Cela pourrait ressembler à un inventaire à la manière du grand Prévert. Il s'agirait de citer les noms de tous les poissons qui peuplent les côtes tunisiennes. A tout le moins faudrait-il nommer les espèces les plus courantes, celles que les plateaux de poissons exhibent dans les restaurants. L'exercice n'est pas aussi simple! En effet, les poissons portent en Tunisie plusieurs noms qui flottent entre au moins trois langues: l'arabe, le français et l'italien. Il devient dès lors complexe de maîtriser un lexique aussi frétillant et les meilleurs connaisseurs en donnent parfois leur langue au chat.

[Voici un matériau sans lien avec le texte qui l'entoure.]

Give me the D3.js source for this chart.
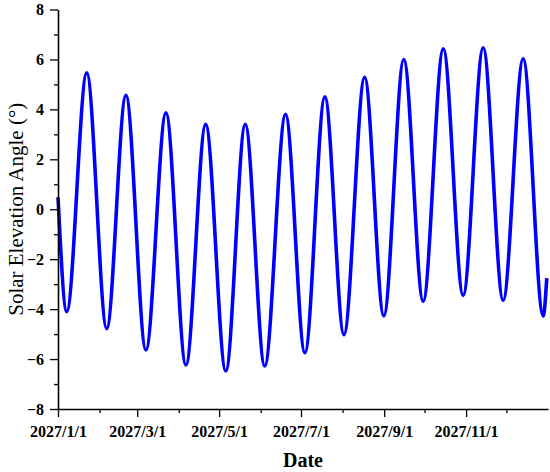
<!DOCTYPE html>
<html>
<head>
<meta charset="utf-8">
<script src="https://cdn.jsdelivr.net/npm/d3@7"></script>
<style>
  html, body { margin: 0; padding: 0; background: #fff; }
  svg { display: block; }
  text { font-family: "Liberation Serif", "Times New Roman", serif; }
</style>
</head>
<body>
<svg id="chart" width="550" height="472"></svg>
<script>
// ---- data (extremes of the curve) ----
const times = [
  "2027-01-01T00:00", "2027-01-07T12:00", "2027-01-22T10:00", "2027-02-06T07:00",
  "2027-02-20T14:00", "2027-03-07T12:00", "2027-03-22T10:00", "2027-04-06T07:00",
  "2027-04-21T00:00", "2027-05-06T00:00", "2027-05-20T12:00", "2027-06-04T00:00",
  "2027-06-19T12:00", "2027-07-03T22:00", "2027-07-18T19:00", "2027-08-02T00:00",
  "2027-08-17T10:00", "2027-08-31T17:00", "2027-09-15T14:00", "2027-09-30T00:00",
  "2027-10-15T00:00", "2027-10-29T19:00", "2027-11-13T17:00", "2027-11-28T14:00",
  "2027-12-13T12:00", "2027-12-28T10:00", "2027-12-31T02:00"
];
const elevation = [
  0.48, -4.10, 5.46, -4.78,
  4.56, -5.64, 3.86, -6.24,
  3.40, -6.48, 3.40, -6.28,
  3.80, -5.75, 4.50, -5.02,
  5.28, -4.27, 6.00, -3.69,
  6.43, -3.45, 6.47, -3.65,
  6.03, -4.27, -2.76
];
const xMajorTicks = ["2027-01-01", "2027-03-01", "2027-05-01", "2027-07-01", "2027-09-01", "2027-11-01"];
const xMinorTicks = ["2027-02-01", "2027-04-01", "2027-06-01", "2027-08-01", "2027-10-01", "2027-12-01"];
const xDomain = ["2027-01-01", "2028-01-01"];
const yMajorTicks = [-8, -6, -4, -2, 0, 2, 4, 6, 8];
const yMinorTicks = [-7, -5, -3, -1, 1, 3, 5, 7];
const xTitle = "Date";
const yTitle = "Solar Elevation Angle (°)";

// ---- drawing ----
(function () {
const parse = s => new Date(s.length > 10 ? s + ":00Z" : s + "T00:00:00Z");
const data = times.map((t, i) => ({ t: parse(t), v: elevation[i] }));

const svg = d3.select("#chart");
const mLeft = 58, mRight = 548, mTop = 9.5, mBottom = 409;

const x = d3.scaleUtc().domain(xDomain.map(parse)).range([mLeft, mRight]);
const y = d3.scaleLinear().domain([-8, 8]).range([mBottom, mTop]);

const fmtDate = d => `${d.getUTCFullYear()}/${d.getUTCMonth() + 1}/${d.getUTCDate()}`;

// curve
const line = d3.line()
  .x(d => x(d.t))
  .y(d => y(d.v))
  .curve(d3.curveMonotoneX);

svg.append("path")
  .datum(data)
  .attr("d", line)
  .attr("fill", "none")
  .attr("stroke", "#0000ff")
  .attr("stroke-width", 3.6)
  .attr("stroke-linejoin", "round");

// x axis
const gx = svg.append("g").attr("transform", `translate(0,${mBottom})`);
gx.call(d3.axisBottom(x).tickValues(xMajorTicks.map(parse)).tickFormat(fmtDate)
  .tickSizeInner(8).tickSizeOuter(0).tickPadding(9));
const gxm = svg.append("g").attr("transform", `translate(0,${mBottom})`);
gxm.call(d3.axisBottom(x).tickValues(xMinorTicks.map(parse)).tickFormat("")
  .tickSizeInner(4).tickSizeOuter(0));
gxm.select(".domain").remove();

// y axis
const gy = svg.append("g").attr("transform", `translate(${mLeft},0)`);
gy.call(d3.axisLeft(y).tickValues(yMajorTicks).tickSizeInner(8).tickSizeOuter(0).tickPadding(6));
const gym = svg.append("g").attr("transform", `translate(${mLeft},0)`);
gym.call(d3.axisLeft(y).tickValues(yMinorTicks).tickFormat("").tickSizeInner(4).tickSizeOuter(0));
gym.select(".domain").remove();

svg.selectAll(".domain").attr("stroke", "#000").attr("stroke-width", 1.6);
svg.selectAll(".tick line").attr("stroke", "#000").attr("stroke-width", 1.3);
svg.selectAll(".tick text")
  .attr("fill", "#000")
  .style("font-family", '"Liberation Serif", "Times New Roman", serif')
  .style("font-size", "16px")
  .style("font-weight", "bold");

// titles
svg.append("text")
  .attr("x", (mLeft + mRight) / 2)
  .attr("y", 467)
  .attr("text-anchor", "middle")
  .style("font-size", "20px")
  .style("font-weight", "bold")
  .text(xTitle);

svg.append("text")
  .attr("transform", `translate(23,${(mTop + mBottom) / 2}) rotate(-90)`)
  .attr("text-anchor", "middle")
  .style("font-size", "21px")
  .text(yTitle);
})();
</script>
</body>
</html>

Sur un plateau de poissons, le bar côtoie le pageot, le rouget et la sole semblent engagés dans un dialogue muet, le denté et la daurade lancent des reflets gris. Parfois, une grosse pièce vole la vedette comme par exemple un mérou blanc, un sar royal ou un thon rouge. Au fil des saisons, les poissons changent, attirent les regards durant quelques semaines puis s'effacent jusqu'à l'année prochaine.

Evidemment, c'est au marché que le choix est le plus grand! Car les marchés aux poissons tunisiens sont à nul autres pareils. Riche de centaines d'espèces comme à Sfax, des sardines et des anchois à foison comme à Mahdia ou Kelibia, regorgeant d'espadons et de thons comme à Tunis, les marchés vivent au rythme du poisson. Parfois, comme à Djerba, la vente à la criée reste la règle. Souvent, sur les débarcadères, comme à Sidi Rais, des enchères improvisées prennent place au bord de la mer, avec de spectaculaires pesées sur des balances à fléau qu'on dirait tout droit sorties de l'Antiquité.

N'oublions pas les autres poissons: le serre, la bonite, le limon, la lotte et le turbot. N'oublions ni le poulpe ni la seiche et le calmar. Crabes, crevettes et langoustes ont tout autant nos faveurs. De la Goulette à Bizerte, de Gabès à Zarzis, entre marchés, grills et restaurants, plaçons nous résolument sous le signe du poisson et n'oublions pas que cet "enfant de la mer", comme le désigne le dialecte tunisien, est le plus recherché des symboles prophylactiques, le plus ardent des porte-bonheur.